- **Work to do**
Restate each line of the listing exactly, without carrying over any pictures.

- **Collected data**
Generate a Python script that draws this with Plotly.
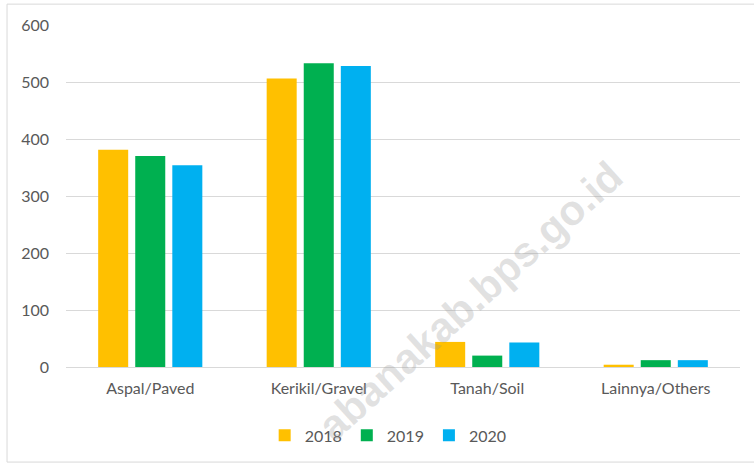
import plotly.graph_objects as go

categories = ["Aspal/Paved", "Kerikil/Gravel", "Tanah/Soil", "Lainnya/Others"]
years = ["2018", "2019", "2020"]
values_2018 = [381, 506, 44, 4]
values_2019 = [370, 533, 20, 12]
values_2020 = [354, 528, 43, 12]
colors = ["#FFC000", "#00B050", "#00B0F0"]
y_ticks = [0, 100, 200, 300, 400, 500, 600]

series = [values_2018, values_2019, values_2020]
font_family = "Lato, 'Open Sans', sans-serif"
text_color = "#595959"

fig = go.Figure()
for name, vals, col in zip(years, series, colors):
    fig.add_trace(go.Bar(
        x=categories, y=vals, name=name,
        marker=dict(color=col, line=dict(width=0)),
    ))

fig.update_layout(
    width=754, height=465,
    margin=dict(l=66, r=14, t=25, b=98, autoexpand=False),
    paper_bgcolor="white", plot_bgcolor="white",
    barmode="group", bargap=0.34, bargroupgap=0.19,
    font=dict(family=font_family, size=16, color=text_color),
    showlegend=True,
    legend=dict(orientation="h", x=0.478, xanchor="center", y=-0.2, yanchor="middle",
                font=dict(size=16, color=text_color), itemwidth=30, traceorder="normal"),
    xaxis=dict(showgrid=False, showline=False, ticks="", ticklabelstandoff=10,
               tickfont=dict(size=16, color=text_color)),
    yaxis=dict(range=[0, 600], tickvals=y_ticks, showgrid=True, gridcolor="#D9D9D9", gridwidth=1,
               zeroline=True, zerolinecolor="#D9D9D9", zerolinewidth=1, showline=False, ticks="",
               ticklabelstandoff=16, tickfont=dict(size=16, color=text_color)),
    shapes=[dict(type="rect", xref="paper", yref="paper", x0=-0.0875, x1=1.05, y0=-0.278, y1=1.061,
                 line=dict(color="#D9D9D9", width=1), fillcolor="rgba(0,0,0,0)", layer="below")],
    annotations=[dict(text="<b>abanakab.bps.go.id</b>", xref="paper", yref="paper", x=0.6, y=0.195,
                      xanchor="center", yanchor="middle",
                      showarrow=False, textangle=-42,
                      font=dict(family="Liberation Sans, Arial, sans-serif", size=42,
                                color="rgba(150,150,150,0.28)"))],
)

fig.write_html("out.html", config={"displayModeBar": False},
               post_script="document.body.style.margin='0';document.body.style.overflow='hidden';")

- **The reply**
Generate a Python script that draws this with Plotly.
import plotly.graph_objects as go

categories = ["Aspal/Paved", "Kerikil/Gravel", "Tanah/Soil", "Lainnya/Others"]
years = ["2018", "2019", "2020"]
values_2018 = [381, 506, 44, 4]
values_2019 = [370, 533, 20, 12]
values_2020 = [354, 528, 43, 12]
colors = ["#FFC000", "#00B050", "#00B0F0"]
y_ticks = [0, 100, 200, 300, 400, 500, 600]

series = [values_2018, values_2019, values_2020]
font_family = "Lato, 'Open Sans', sans-serif"
text_color = "#595959"

fig = go.Figure()
for name, vals, col in zip(years, series, colors):
    fig.add_trace(go.Bar(
        x=categories, y=vals, name=name,
        marker=dict(color=col, line=dict(width=0)),
    ))

fig.update_layout(
    width=754, height=465,
    margin=dict(l=66, r=14, t=25, b=98, autoexpand=False),
    paper_bgcolor="white", plot_bgcolor="white",
    barmode="group", bargap=0.34, bargroupgap=0.19,
    font=dict(family=font_family, size=16, color=text_color),
    showlegend=True,
    legend=dict(orientation="h", x=0.478, xanchor="center", y=-0.2, yanchor="middle",
                font=dict(size=16, color=text_color), itemwidth=30, traceorder="normal"),
    xaxis=dict(showgrid=False, showline=False, ticks="", ticklabelstandoff=10,
               tickfont=dict(size=16, color=text_color)),
    yaxis=dict(range=[0, 600], tickvals=y_ticks, showgrid=True, gridcolor="#D9D9D9", gridwidth=1,
               zeroline=True, zerolinecolor="#D9D9D9", zerolinewidth=1, showline=False, ticks="",
               ticklabelstandoff=16, tickfont=dict(size=16, color=text_color)),
    shapes=[dict(type="rect", xref="paper", yref="paper", x0=-0.0875, x1=1.05, y0=-0.278, y1=1.061,
                 line=dict(color="#D9D9D9", width=1), fillcolor="rgba(0,0,0,0)", layer="below")],
    annotations=[dict(text="<b>abanakab.bps.go.id</b>", xref="paper", yref="paper", x=0.6, y=0.195,
                      xanchor="center", yanchor="middle",
                      showarrow=False, textangle=-42,
                      font=dict(family="Liberation Sans, Arial, sans-serif", size=42,
                                color="rgba(150,150,150,0.28)"))],
)

fig.write_html("out.html", config={"displayModeBar": False},
               post_script="document.body.style.margin='0';document.body.style.overflow='hidden';")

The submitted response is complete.